O curioso é constatar que os “esquerdistas” nicaraguenses que bradavam contra este posicionamento de Ortega e da FSLN, encontram-se hoje quase todos nas folhas de pagamento das agências do imperialismo estadunidense, como é o caso do MRS – Movimento de Renovação Sandinista -, que recebe fundos diretamente do National Endowment for Democracy (órgão criado pelos EUA para financiar organizações que defendam seus interesses nos países do terceiro mundo). Defender que as organizações políticas dos trabalhadores estejam sob o estrito comando dos verdadeiros representantes dos trabalhadores é algo profundamente digno e desejável, mas acreditar que é preferível deixar o governo nas mãos dos piores exploradores do povo por prurido a fazer alianças com setores burgueses desgarrados do bloco central de sua classe é, na verdade, fazer o jogo dos que desejam que nunca haja mudanças que favoreçam ao povo.
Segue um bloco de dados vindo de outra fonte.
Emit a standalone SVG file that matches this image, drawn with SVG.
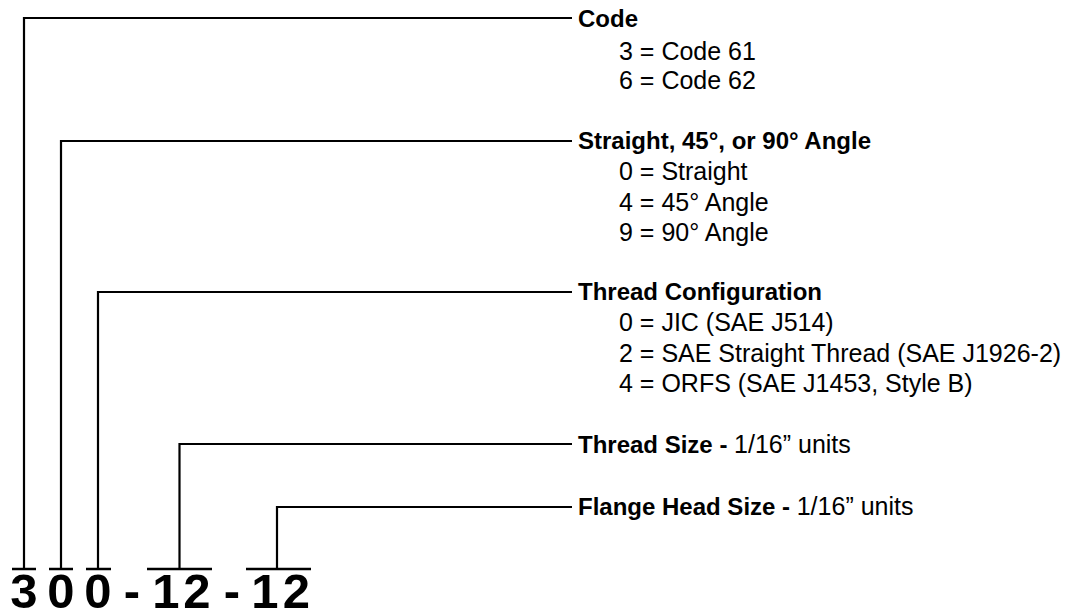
<svg xmlns="http://www.w3.org/2000/svg" width="1072" height="612" viewBox="0 0 1072 612">
<style>
.t{font-family:"Liberation Sans",Arial,sans-serif;font-size:25px;fill:#000}
.b{font-weight:bold;font-size:24px}
.d{font-family:"Liberation Sans",Arial,sans-serif;font-size:49px;font-weight:bold;fill:#000;text-anchor:middle}
.c{fill:none;stroke:#000;stroke-width:2.2}
.o{stroke:#000;stroke-width:2.5}
</style>
<rect width="1072" height="612" fill="#fff"/>
<g id="connectors">
<polyline class="c" points="24,569 24,18 572,18"/>
<polyline class="c" points="61,569 61,141 572,141"/>
<polyline class="c" points="98,569 98,292 572,292"/>
<polyline class="c" points="179.5,569 179.5,444 572,444"/>
<polyline class="c" points="277,569 277,507 572,507"/>
</g>
<g id="code">
<text class="t b" x="578" y="27">Code</text>
<text class="t" x="619" y="60">3 = Code 61</text>
<text class="t" x="619" y="89">6 = Code 62</text>
</g>
<g id="angle">
<text class="t b" x="578" y="149">Straight, 45°, or 90° Angle</text>
<text class="t" x="619" y="180">0 = Straight</text>
<text class="t" x="619" y="211">4 = 45° Angle</text>
<text class="t" x="619" y="241">9 = 90° Angle</text>
</g>
<g id="thread-config">
<text class="t b" x="578" y="300">Thread Configuration</text>
<text class="t" x="619" y="331">0 = JIC (SAE J514)</text>
<text class="t" x="619" y="362">2 = SAE Straight Thread (SAE J1926-2)</text>
<text class="t" x="619" y="392">4 = ORFS (SAE J1453, Style B)</text>
</g>
<g id="thread-size">
<text class="t" x="578" y="453"><tspan class="b">Thread Size - </tspan>1/16” units</text>
</g>
<g id="flange-size">
<text class="t" x="578" y="515"><tspan class="b">Flange Head Size - </tspan>1/16” units</text>
</g>
<g id="part-number">
<line class="o" x1="12" y1="569" x2="36" y2="569"/>
<line class="o" x1="49" y1="569" x2="73" y2="569"/>
<line class="o" x1="86" y1="569" x2="111" y2="569"/>
<line class="o" x1="147" y1="569" x2="212" y2="569"/>
<line class="o" x1="246" y1="569" x2="311" y2="569"/>
<text class="d" x="24" y="608">3</text>
<text class="d" x="61" y="608">0</text>
<text class="d" x="98" y="608">0</text>
<text class="d" x="132" y="608">-</text>
<text class="d" x="166" y="608">1</text>
<text class="d" x="197" y="608">2</text>
<text class="d" x="232" y="608">-</text>
<text class="d" x="265" y="608">1</text>
<text class="d" x="296.5" y="608">2</text>
</g>
</svg>
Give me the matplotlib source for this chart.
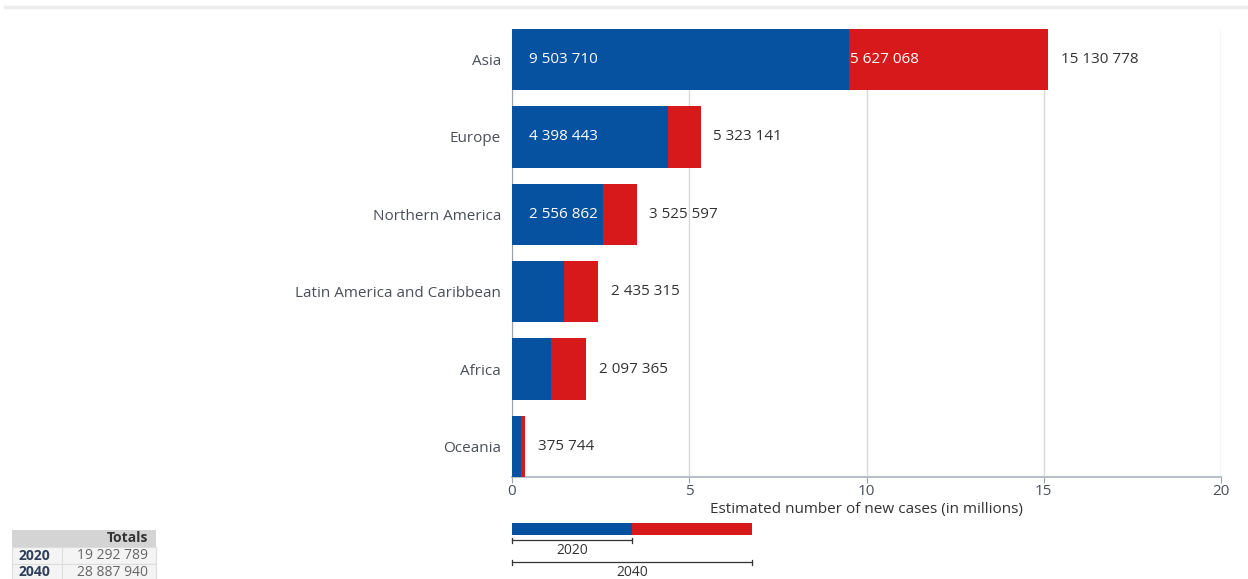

Em lugar de indignar-nos porque Lula deixou-se fotografar ao lado de Paulo Maluf, deveríamos perguntar se chegar ao governo da capital de São Paulo com uma chapa encabeçada por Fernando Haddad e Luísa Erundina, ainda que fazendo concessões ao malufismo, seria para o povo trabalhador melhor, pior ou igual a manter o governo da tucanalhada. Para mim, está bastante claro que Maluf tentará aproveitar-se desta aliança para sair do sufoco em que se encontra no momento. Já o campo popular deveria servir-se desta aliança com Maluf para tentar alcançar e consolidar posições que não têm condições de atingir por si só no momento. Daí a importância de que o comando das forças populares seja composto de gente inteiramente coerente com os interesses dos trabalhadores. Indignar-se por uma foto me parece típico do pseudo-moralismo hipócrita do udenismo.